On Feb 16, 2021, at 12:15 AM, Tom Ivar Helbekkmo via TUHS <tuhs(a)minnie.tuhs.org>
wrote:
Jon Steinhart <jon(a)fourwinds.com> writes:
So if y'all are up for it, I'd like to
have a discussion on what
abstractions would be appropriate in order to meet modern needs. Any
takers?
A late friend of mine felt strongly that Unix needed an SQL interface to
the kernel. With all information and configuration in a well designed
schema, system administration could be greatly enhanced, he felt, and
could have standard interaction patterns across components -- instead of
all the quirky command line interfaces we have today, and their user
oriented output formats that you need to parse to use the data.
Not quite the same but Arthur Whitney, the author of the K array
programming language did something called kOS, mainly to run K apps.
It initially ran on Linux but then on "bare metal". The entire OS +
a graphic layer called z (to replace X11) fit in 62kB. But it seems
he never released it. No idea why. kdb (built on top of K) is a
columnar database. An old article on kOS.
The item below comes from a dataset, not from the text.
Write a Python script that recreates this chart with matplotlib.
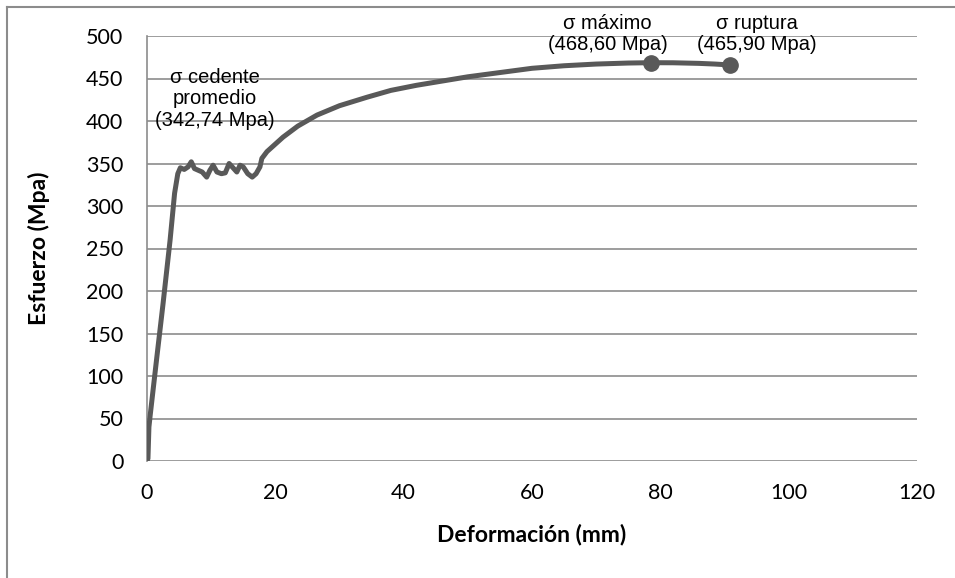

http://archive.vector.org.uk/art10501320
Also note that in mid 80s there was at least one company building
Unix with atomic transactions IO. I forget their name now -- it was
Tolerant Systems or Relational Systems or something. As a contractor
I wrote some testing framework for them for regression testing etc.
As I recall the OS was quite slow. There were a bunch of Unx
workstations startups in the Silicon Valley in '80s. Not sure their
stories have been told (and I knew only a few bits and pieces that
I picked up as a contractor and forgot soon).